Date: Wed, 17 Oct 2012 13:27:04 +0100
Message-ID: <CABe10sYQ66CDUnPUiehYUnm00c4gvu+-z3C-FYwENw26VPH4bQ_at_mail.gmail.com>
You'll hate this..
It depends.
OK so the smart answer to my smart alec answer is "On what does it depend?" I think there are several concerns.
- What are the current bottlenecks in the system? If they aren't database disk I/O speeding up database disk I/O is unlikely to help.
- What's the real-life life expectancy of the kit your vendor is talking about - IIRC for example the lifetime of exadata flash parts is 3 years, for a write acceleration technology that probably doesn't matter, for data storage it does.
- How does your vendor deal with the fall off in write performance over time, i.e how do they guarantee the same performance in a year's time when you've loaded up the flash with data? EG http://storagemojo.com/2012/06/07/the-ssd-write-cliff-in-real-life/
- Are they selling flash or SSD, there's a difference
- If you currently use storage level snapshots/clones etc are those features there?

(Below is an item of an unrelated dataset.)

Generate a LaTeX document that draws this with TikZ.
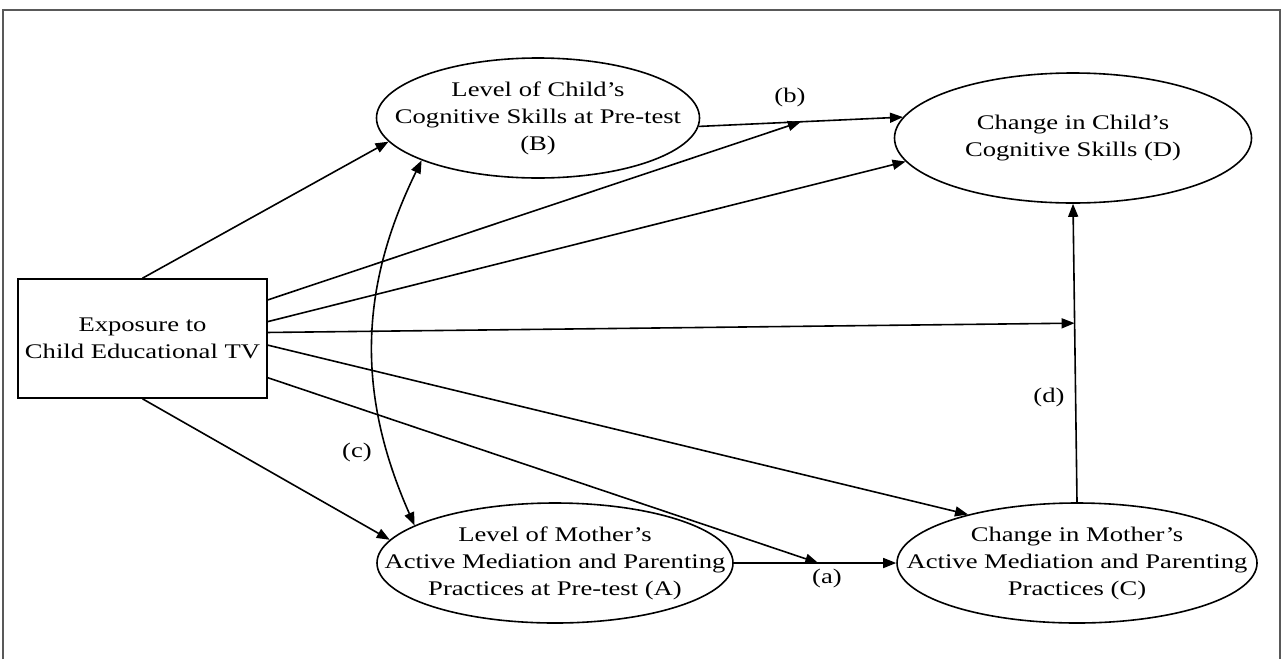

Personally I was convinced enough about flash to apply for a job with Violin (they didn't want me :) ) but that doesn't mean that flash is a panacea, or in all cases has enterprise levels of reliability as yet - it will shortly and many suppliers already are up to the mark.
Others on the list are better qualified than me to comment.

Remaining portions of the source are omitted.